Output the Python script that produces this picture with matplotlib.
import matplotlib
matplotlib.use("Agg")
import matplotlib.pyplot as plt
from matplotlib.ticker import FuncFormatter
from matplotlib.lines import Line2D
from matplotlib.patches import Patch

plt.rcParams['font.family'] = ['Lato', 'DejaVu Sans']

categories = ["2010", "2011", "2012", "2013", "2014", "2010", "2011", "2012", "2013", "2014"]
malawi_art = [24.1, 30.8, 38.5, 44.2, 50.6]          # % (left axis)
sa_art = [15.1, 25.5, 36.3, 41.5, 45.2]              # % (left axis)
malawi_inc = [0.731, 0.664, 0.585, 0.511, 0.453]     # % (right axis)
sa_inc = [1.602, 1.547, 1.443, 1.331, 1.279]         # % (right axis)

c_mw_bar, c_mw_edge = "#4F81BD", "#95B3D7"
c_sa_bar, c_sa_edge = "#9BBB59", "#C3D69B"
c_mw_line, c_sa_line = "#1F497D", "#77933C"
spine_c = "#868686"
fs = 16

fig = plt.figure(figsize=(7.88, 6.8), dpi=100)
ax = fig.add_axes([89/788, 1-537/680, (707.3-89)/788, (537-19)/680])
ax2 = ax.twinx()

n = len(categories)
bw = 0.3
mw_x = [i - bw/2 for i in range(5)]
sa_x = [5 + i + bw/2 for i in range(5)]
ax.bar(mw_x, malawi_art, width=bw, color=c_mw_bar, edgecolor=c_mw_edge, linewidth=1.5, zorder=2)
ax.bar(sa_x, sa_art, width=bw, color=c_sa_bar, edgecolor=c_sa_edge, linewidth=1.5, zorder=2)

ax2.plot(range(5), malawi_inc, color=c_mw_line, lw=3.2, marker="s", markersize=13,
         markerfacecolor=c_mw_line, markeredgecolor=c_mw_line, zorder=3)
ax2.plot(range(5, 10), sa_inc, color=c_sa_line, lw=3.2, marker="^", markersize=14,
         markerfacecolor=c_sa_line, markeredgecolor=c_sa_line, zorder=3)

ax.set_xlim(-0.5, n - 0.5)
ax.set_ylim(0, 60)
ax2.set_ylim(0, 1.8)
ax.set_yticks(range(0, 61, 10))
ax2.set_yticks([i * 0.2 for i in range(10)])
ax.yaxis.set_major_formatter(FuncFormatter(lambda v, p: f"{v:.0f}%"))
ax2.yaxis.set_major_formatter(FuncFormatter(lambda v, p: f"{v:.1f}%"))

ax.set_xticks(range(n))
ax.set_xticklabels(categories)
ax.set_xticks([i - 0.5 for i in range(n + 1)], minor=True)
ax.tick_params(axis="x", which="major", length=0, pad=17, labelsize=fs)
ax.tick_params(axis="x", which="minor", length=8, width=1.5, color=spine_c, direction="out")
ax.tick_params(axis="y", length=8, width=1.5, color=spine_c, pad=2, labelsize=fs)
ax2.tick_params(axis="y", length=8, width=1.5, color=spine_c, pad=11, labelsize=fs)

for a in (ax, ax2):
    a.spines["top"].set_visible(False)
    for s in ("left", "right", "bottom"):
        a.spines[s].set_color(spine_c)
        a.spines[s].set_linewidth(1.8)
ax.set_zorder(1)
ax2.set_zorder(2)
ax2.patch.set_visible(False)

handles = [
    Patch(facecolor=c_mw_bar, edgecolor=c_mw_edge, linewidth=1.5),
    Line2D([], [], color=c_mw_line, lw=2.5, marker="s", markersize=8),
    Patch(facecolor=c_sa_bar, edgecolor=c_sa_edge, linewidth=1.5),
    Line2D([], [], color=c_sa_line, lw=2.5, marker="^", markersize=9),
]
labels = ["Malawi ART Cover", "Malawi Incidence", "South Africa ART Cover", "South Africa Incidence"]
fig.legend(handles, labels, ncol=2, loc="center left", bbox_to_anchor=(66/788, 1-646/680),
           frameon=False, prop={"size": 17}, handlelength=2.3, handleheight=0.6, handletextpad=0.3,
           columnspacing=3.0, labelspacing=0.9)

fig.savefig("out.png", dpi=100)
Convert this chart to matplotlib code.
...
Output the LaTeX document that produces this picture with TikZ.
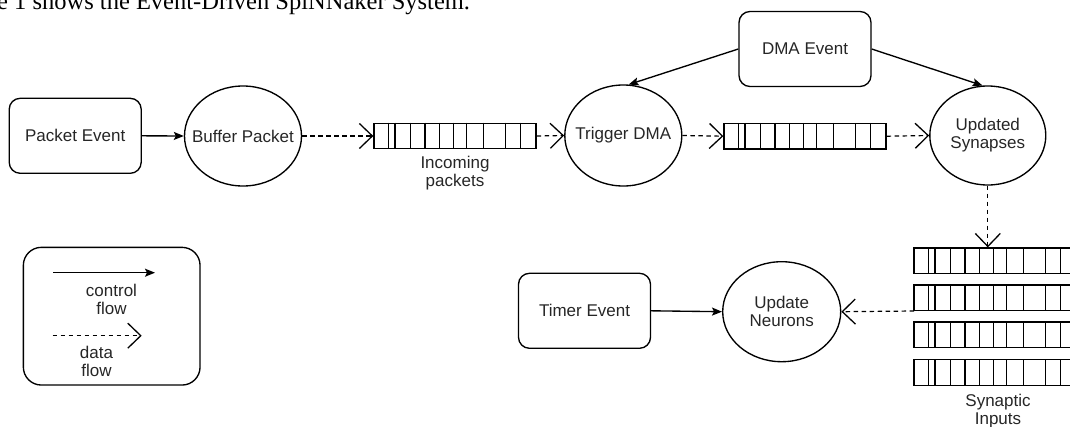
==
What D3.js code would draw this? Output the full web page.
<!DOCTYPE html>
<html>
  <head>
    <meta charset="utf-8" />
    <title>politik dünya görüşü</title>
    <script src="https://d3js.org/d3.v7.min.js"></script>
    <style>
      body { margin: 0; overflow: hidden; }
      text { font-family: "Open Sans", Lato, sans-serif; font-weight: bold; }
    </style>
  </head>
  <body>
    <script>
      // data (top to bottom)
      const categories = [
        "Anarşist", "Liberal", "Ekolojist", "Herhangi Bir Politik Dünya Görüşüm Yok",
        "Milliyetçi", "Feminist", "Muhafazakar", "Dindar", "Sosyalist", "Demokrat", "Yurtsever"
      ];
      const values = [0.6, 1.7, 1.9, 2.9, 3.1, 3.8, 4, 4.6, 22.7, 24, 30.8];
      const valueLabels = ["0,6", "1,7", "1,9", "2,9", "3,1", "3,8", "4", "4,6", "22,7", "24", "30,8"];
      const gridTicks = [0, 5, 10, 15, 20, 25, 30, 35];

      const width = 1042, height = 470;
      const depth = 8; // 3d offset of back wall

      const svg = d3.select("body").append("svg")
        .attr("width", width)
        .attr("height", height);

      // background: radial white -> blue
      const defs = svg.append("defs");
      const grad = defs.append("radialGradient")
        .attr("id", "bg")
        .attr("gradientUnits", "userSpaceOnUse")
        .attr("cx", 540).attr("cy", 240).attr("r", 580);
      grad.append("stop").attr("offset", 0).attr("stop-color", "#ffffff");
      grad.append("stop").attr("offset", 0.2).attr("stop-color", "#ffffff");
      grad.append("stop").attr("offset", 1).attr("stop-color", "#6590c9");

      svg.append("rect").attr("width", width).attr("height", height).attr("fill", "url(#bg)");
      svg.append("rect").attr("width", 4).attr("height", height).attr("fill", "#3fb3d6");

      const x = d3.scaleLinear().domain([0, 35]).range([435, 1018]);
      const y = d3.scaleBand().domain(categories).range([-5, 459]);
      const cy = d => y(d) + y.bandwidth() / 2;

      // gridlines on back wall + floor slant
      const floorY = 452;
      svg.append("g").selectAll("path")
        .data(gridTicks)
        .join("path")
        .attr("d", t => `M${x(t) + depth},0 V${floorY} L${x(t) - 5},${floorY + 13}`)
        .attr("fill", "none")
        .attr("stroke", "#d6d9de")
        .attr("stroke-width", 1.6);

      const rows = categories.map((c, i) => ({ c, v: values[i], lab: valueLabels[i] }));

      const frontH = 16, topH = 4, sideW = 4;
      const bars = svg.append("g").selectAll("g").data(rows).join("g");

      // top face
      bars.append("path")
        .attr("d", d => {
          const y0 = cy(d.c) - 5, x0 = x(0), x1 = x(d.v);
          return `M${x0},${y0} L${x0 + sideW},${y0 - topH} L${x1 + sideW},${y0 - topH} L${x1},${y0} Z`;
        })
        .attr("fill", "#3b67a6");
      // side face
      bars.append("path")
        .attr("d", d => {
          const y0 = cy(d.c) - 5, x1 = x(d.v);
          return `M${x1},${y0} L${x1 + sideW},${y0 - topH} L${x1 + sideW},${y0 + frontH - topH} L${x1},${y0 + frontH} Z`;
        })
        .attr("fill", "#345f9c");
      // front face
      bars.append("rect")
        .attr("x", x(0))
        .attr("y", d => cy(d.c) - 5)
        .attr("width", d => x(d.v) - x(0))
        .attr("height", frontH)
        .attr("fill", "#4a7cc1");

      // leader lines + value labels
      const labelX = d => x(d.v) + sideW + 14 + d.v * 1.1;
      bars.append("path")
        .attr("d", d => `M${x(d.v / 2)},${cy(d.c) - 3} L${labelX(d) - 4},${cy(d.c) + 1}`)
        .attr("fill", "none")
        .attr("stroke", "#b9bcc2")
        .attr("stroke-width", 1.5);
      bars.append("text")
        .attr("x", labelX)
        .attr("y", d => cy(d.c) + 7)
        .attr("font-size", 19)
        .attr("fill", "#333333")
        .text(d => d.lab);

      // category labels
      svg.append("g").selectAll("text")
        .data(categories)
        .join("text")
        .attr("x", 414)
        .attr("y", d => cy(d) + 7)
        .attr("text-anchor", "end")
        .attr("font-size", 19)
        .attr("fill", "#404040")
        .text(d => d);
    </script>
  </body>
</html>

Challenge:
From the entries above, give again exactly the lines running from the line with "Output the Python" to the line with "sa_inc = [1.602, 1.547, 1.443, 1.331, 1.279]"; include both of those lines.

Finished exercise:
Output the Python script that produces this picture with matplotlib.
import matplotlib
matplotlib.use("Agg")
import matplotlib.pyplot as plt
from matplotlib.ticker import FuncFormatter
from matplotlib.lines import Line2D
from matplotlib.patches import Patch

plt.rcParams['font.family'] = ['Lato', 'DejaVu Sans']

categories = ["2010", "2011", "2012", "2013", "2014", "2010", "2011", "2012", "2013", "2014"]
malawi_art = [24.1, 30.8, 38.5, 44.2, 50.6]          # % (left axis)
sa_art = [15.1, 25.5, 36.3, 41.5, 45.2]              # % (left axis)
malawi_inc = [0.731, 0.664, 0.585, 0.511, 0.453]     # % (right axis)
sa_inc = [1.602, 1.547, 1.443, 1.331, 1.279]         # % (right axis)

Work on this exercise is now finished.